**WHAT IS ASKED:**
Without the pictures, please reproduce only the lines from the one with "Output the Python" through the one with "import pandas as pd", both included.

**RAW RECORDS:**
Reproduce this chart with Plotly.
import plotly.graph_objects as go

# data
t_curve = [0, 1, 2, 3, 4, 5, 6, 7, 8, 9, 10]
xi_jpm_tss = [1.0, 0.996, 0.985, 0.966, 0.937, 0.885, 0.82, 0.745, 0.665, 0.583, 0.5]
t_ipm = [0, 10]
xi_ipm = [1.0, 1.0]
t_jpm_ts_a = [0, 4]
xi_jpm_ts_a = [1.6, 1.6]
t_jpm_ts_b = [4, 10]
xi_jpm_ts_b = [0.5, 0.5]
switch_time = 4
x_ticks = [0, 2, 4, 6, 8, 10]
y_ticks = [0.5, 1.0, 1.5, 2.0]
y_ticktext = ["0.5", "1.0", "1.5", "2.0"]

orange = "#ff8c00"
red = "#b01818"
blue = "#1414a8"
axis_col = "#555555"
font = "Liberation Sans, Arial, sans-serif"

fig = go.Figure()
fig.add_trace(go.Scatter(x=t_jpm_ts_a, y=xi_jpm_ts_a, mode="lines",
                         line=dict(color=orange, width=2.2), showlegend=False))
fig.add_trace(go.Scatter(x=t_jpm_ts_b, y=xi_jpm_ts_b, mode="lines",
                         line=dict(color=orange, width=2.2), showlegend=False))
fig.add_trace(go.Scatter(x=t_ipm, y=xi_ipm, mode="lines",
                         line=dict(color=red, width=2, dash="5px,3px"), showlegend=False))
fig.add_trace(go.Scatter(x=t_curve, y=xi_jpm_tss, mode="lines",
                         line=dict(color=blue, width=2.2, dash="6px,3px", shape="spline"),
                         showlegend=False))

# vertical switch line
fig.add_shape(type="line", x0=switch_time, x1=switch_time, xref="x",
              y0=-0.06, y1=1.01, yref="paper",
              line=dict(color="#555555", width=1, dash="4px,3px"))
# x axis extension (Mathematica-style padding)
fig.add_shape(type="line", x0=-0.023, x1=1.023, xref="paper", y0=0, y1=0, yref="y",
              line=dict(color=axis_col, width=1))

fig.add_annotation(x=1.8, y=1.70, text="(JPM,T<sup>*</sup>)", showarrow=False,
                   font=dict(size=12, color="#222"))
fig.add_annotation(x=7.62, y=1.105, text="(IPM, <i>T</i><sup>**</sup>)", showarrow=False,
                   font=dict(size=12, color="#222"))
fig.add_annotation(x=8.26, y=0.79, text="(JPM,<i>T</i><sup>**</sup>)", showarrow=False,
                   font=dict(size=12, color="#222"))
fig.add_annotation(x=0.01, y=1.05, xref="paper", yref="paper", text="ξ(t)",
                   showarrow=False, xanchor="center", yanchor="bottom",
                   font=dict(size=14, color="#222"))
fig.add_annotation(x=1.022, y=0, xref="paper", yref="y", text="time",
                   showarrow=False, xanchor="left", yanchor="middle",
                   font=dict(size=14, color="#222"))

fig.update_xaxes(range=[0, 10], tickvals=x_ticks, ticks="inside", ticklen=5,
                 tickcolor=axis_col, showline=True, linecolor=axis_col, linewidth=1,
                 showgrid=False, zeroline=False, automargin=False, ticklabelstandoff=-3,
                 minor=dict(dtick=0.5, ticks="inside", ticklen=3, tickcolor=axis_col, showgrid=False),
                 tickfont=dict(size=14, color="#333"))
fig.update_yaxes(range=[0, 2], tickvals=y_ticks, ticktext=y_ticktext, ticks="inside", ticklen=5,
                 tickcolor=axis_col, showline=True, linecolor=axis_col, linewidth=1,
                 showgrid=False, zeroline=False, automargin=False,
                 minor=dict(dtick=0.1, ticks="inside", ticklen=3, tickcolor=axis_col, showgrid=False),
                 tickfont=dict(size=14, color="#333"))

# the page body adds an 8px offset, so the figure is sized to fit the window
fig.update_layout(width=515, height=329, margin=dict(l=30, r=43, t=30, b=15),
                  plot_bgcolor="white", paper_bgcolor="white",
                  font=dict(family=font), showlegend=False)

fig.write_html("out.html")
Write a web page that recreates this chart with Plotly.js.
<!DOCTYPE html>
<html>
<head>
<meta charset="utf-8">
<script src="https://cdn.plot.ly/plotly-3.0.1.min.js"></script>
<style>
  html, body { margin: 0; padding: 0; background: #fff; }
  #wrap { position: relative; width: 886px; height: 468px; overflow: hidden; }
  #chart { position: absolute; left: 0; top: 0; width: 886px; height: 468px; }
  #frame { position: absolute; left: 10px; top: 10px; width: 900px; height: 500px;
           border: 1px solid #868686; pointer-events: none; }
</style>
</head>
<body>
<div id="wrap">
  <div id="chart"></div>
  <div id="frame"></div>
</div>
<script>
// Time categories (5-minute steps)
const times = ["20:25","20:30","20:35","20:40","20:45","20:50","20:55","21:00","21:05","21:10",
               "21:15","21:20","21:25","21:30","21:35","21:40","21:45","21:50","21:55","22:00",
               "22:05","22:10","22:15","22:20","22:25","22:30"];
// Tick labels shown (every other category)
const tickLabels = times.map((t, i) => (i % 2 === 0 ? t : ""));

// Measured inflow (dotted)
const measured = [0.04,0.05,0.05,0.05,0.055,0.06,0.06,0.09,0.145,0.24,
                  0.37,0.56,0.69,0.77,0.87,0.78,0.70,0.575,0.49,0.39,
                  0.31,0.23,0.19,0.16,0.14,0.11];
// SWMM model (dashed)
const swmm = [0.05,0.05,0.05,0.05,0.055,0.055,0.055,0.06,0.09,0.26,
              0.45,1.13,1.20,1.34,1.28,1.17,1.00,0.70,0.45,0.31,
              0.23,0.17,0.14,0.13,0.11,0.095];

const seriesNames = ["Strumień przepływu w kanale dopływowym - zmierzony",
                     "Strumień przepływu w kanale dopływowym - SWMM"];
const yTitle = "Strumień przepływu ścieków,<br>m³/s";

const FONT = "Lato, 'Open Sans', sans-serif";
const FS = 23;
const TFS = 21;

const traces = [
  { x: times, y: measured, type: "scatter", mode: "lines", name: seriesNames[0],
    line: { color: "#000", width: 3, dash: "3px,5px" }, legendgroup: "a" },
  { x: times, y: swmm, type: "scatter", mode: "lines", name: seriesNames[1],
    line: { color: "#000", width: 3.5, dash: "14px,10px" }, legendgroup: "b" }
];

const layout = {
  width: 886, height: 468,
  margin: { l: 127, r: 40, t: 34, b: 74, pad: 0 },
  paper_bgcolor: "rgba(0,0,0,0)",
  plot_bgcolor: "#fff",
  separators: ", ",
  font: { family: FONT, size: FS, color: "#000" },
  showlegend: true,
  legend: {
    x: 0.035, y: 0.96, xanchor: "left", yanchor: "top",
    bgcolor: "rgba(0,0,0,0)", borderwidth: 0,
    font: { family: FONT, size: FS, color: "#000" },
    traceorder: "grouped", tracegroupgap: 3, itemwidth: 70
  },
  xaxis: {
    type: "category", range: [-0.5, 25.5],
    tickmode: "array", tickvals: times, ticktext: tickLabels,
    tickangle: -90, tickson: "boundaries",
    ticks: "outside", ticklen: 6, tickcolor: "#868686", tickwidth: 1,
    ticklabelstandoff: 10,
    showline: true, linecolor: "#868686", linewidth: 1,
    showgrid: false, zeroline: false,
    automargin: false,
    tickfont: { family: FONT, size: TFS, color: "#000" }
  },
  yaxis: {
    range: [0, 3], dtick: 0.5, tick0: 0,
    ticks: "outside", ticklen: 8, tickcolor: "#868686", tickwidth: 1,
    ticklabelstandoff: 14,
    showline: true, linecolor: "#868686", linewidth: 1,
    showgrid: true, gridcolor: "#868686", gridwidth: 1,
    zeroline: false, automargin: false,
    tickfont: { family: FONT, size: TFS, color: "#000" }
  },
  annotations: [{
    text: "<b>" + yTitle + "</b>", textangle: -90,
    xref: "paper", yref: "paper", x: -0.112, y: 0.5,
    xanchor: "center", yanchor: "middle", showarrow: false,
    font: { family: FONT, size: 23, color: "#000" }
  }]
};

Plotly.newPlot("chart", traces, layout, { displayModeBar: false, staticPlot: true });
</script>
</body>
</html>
...
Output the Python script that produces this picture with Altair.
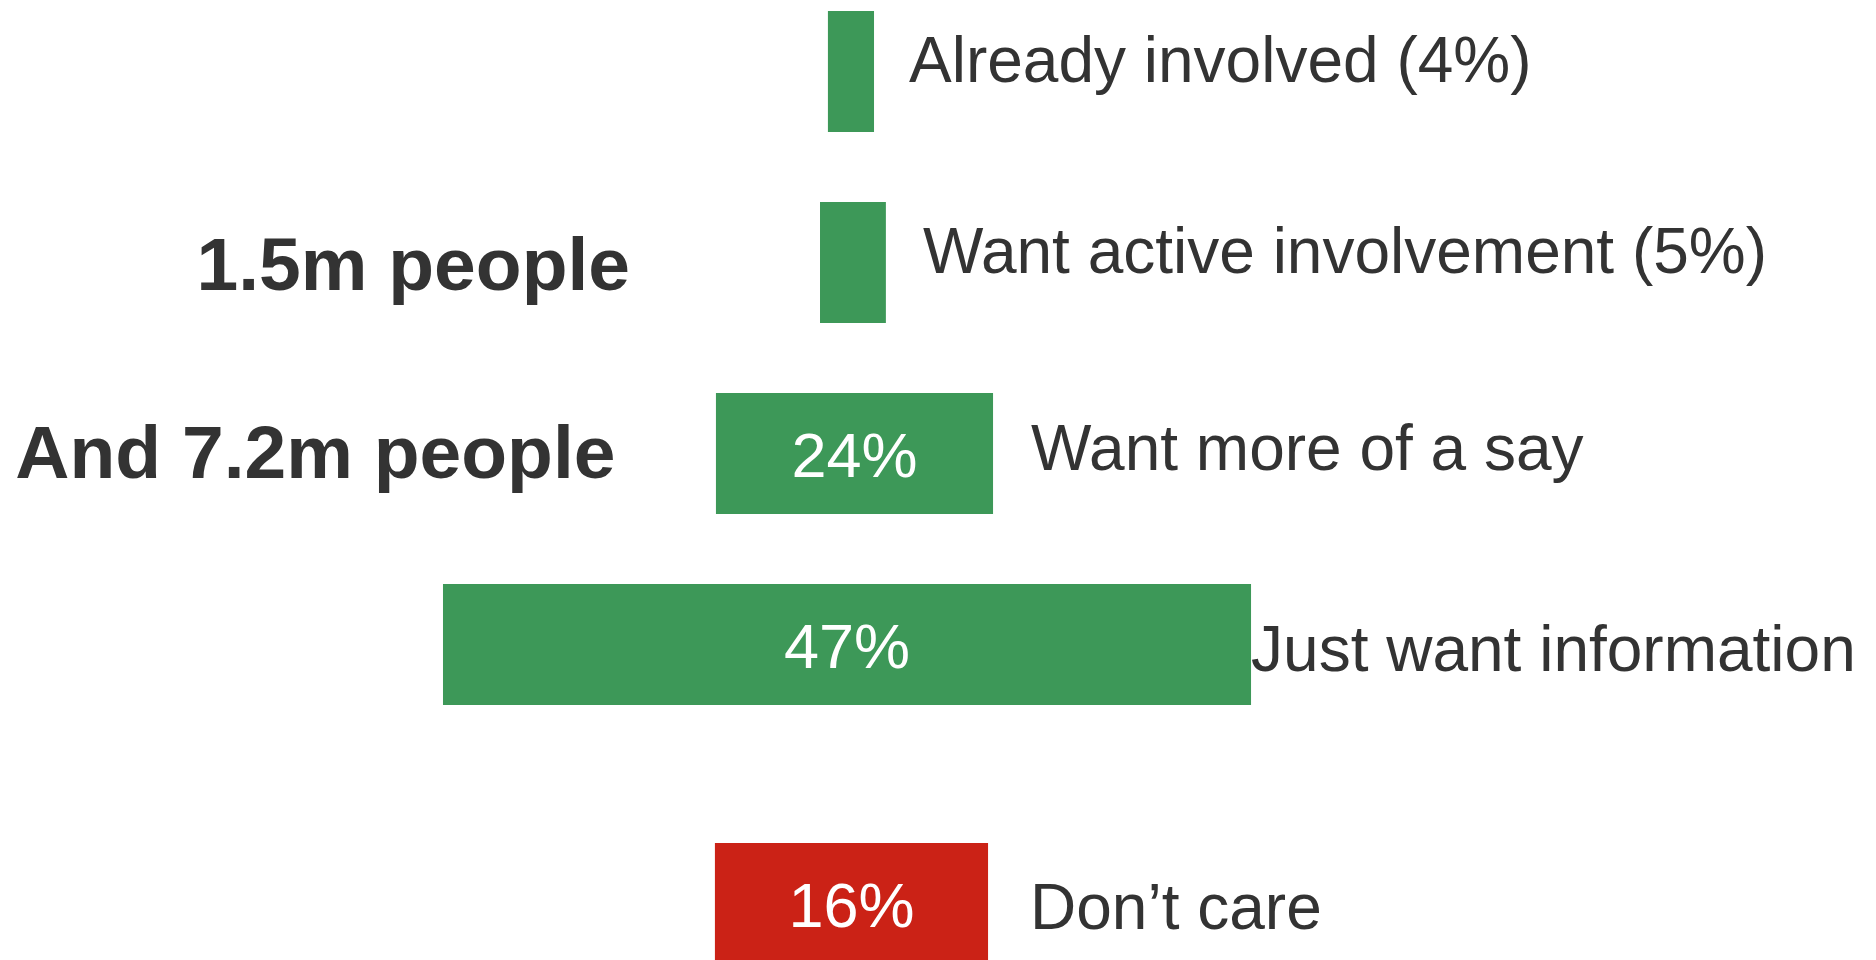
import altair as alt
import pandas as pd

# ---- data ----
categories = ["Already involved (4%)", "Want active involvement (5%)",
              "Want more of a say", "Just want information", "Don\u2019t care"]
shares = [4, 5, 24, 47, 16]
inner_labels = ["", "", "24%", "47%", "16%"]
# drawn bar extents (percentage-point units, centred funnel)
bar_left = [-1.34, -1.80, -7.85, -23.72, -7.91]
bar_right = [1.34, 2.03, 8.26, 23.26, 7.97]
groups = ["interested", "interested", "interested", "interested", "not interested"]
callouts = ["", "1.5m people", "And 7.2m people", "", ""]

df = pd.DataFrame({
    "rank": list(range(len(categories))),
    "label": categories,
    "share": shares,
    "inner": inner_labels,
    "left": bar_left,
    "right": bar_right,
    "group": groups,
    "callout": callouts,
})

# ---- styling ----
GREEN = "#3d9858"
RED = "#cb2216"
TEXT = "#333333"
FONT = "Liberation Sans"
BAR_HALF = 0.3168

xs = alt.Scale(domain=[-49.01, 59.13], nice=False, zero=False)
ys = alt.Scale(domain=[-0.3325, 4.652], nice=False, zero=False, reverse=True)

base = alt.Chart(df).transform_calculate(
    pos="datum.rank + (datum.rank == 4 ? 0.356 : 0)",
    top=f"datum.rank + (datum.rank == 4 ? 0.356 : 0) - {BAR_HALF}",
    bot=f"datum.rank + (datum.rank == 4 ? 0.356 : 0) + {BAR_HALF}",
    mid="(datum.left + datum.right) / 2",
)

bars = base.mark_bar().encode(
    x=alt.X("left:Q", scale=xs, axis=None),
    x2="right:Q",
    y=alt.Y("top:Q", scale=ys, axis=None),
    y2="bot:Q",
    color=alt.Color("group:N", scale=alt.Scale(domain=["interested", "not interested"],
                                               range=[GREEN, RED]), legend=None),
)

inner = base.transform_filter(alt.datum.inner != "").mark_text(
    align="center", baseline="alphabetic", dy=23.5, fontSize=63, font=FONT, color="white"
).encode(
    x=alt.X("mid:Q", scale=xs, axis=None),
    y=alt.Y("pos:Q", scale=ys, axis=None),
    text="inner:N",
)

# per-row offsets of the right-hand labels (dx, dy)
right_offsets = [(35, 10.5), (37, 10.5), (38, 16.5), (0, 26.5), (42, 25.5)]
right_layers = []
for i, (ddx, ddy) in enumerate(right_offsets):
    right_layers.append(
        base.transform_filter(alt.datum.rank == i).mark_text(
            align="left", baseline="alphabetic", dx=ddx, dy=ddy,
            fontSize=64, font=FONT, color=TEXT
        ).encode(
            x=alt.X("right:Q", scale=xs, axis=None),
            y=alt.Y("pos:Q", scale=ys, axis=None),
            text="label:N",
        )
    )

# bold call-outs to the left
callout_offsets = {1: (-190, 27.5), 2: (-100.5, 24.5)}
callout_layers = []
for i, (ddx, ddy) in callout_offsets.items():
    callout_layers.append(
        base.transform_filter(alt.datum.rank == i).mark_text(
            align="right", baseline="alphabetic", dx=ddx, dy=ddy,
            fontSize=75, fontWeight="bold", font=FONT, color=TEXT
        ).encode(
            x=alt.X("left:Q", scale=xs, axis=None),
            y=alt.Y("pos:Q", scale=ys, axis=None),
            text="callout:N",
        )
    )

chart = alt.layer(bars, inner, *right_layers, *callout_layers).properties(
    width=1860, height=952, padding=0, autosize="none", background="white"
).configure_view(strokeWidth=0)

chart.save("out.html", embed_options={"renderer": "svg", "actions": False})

**TASK ANSWER:**
Output the Python script that produces this picture with Altair.
import altair as alt
import pandas as pd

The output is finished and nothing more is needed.